Maurice White is still Earth Wind & Fire’s producer and their guiding light, but he retired from the stage in 1996. He now spends his time building a studio in Los Angeles, fielding offers to produce new bands and performers, and contemplating a less nomadic pace. “I would love to do a completely jazz/acoustic album. Sometime in the future, that’s going to be possible. I was on the road for 25 years, that’s a long time in itself. I paid my dues. I’m doing a lot of recording now, I stay in the studio so much – so the best thing for me to do is build my own place.”

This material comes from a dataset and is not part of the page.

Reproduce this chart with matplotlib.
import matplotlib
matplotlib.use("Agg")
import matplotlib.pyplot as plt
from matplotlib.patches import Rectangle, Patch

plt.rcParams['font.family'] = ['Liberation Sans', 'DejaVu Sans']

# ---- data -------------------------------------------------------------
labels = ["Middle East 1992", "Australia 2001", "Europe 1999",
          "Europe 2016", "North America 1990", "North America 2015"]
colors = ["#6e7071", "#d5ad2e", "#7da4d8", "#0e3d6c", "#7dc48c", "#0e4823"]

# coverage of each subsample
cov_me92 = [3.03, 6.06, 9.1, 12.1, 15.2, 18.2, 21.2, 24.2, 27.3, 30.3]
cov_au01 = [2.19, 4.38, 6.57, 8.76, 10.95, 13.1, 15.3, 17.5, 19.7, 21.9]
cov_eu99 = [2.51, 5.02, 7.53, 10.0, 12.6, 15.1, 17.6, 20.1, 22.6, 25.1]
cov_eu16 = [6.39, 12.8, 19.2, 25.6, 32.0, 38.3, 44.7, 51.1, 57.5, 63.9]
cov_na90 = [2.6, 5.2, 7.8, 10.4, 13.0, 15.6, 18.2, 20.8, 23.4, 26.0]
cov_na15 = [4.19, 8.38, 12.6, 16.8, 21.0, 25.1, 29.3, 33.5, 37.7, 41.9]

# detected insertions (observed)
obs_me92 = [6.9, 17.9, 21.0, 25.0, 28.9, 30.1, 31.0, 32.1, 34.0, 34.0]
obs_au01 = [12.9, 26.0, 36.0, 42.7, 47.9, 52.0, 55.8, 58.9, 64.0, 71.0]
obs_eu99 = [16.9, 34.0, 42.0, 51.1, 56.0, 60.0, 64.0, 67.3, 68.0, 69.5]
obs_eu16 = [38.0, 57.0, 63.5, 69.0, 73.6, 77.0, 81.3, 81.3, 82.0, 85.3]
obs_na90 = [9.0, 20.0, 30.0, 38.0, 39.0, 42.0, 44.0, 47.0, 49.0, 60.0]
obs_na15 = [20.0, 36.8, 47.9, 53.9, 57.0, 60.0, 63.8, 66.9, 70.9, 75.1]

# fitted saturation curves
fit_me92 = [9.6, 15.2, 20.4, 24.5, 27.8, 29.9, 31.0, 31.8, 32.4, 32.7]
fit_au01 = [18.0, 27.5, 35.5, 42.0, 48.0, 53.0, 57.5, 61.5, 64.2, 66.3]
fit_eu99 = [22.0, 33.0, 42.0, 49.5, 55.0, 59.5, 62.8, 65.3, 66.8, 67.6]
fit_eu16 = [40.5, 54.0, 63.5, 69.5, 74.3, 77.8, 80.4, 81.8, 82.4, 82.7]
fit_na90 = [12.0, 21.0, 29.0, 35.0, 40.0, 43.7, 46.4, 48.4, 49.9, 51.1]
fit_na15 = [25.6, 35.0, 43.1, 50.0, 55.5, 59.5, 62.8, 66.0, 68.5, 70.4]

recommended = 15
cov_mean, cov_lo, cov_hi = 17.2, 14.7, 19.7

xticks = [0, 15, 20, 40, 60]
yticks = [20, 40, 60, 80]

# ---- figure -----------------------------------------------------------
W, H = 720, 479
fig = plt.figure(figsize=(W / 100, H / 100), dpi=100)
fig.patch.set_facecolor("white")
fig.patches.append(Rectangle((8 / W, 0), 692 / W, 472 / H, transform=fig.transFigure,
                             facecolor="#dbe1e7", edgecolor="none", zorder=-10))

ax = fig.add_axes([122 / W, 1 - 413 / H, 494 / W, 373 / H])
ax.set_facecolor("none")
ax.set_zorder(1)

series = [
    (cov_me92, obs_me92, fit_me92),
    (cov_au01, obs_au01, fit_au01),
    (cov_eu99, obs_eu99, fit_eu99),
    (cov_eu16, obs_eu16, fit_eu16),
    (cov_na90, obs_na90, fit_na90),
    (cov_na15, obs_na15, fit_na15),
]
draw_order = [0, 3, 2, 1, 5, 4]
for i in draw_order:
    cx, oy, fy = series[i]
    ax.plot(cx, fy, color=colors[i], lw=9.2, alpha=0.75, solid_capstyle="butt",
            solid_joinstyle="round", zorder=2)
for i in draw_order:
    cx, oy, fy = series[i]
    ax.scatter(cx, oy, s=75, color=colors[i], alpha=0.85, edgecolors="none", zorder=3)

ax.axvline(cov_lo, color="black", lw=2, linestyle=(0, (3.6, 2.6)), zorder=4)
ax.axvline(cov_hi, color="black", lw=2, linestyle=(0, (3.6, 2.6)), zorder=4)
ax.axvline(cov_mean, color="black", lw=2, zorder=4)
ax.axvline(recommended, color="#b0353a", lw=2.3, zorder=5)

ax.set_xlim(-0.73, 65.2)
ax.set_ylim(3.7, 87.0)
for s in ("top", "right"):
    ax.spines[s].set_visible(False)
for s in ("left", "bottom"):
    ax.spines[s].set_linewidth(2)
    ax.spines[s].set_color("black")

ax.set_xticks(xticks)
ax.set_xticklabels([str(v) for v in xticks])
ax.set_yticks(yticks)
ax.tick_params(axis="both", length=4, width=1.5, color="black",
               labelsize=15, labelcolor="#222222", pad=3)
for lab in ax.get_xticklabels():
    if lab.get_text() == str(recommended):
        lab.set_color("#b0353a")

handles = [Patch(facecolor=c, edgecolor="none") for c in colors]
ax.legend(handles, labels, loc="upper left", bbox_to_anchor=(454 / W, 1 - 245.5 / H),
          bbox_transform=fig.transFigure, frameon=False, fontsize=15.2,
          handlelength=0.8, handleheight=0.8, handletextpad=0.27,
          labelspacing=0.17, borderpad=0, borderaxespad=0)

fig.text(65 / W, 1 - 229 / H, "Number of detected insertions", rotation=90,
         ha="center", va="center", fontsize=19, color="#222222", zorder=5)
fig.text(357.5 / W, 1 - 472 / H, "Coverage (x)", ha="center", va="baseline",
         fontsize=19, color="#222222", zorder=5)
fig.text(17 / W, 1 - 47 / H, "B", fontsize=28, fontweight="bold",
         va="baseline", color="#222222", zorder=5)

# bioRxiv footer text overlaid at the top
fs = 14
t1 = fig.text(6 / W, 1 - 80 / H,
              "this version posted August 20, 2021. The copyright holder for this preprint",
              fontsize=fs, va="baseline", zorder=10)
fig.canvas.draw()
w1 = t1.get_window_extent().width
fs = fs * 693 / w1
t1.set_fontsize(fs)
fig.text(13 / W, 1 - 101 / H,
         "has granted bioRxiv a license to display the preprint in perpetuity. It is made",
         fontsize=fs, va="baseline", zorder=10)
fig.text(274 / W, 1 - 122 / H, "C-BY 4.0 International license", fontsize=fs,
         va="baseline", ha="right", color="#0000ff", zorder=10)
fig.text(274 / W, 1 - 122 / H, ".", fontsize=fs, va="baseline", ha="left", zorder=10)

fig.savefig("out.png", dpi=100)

Today, Earth Wind & Fire are back on the road, touring in support of their new album In The Name Of Love (Pyramid/Rhino 72864) and their singles “Revolution” and “When Love Goes Wrong.” “The first time around,” said Philip Bailey, “it was going by so fast. I’m having more fun now than I ever had in my life. That’s not to poo-pooh that time, but in those kind of blitz situations, everything’s coming at you so fast and everything’s happening around you, until you don’t really have time to ever savor the experience and say, wow. It went by so fast, and there so much stuff going on – it was the best of times, it was the worst of times.”
“I’m proud of the staying power,” said Verdine White, “the music was always strong and we’re still here. Every time we go to the concert, there’s always somebody of notoriety there from today’s era – Wesley Snipes was at one of our concerts, Queen Latifah was at our concert, I ran into somebody from the Martin show the other night. They get excited, and they’re proud, too. We go to the airports, people still get excited when they see us. They tell us about the songs that affected their lives.”
And as Earth Wind & Fire perform their blend of jazz, funk, fusion, gospel, rock and pop to a new generation of fans, perhaps we can get a glimpse of their future. In the motion picture The Fifth Element, the film mentions that the first four primary elements were earth, wind, fire and water. Not air – wind.
The rest of the film was spent searching for that elusive fifth element. Maurice White found it long ago when Ramsey Lewis told him about the kalimba.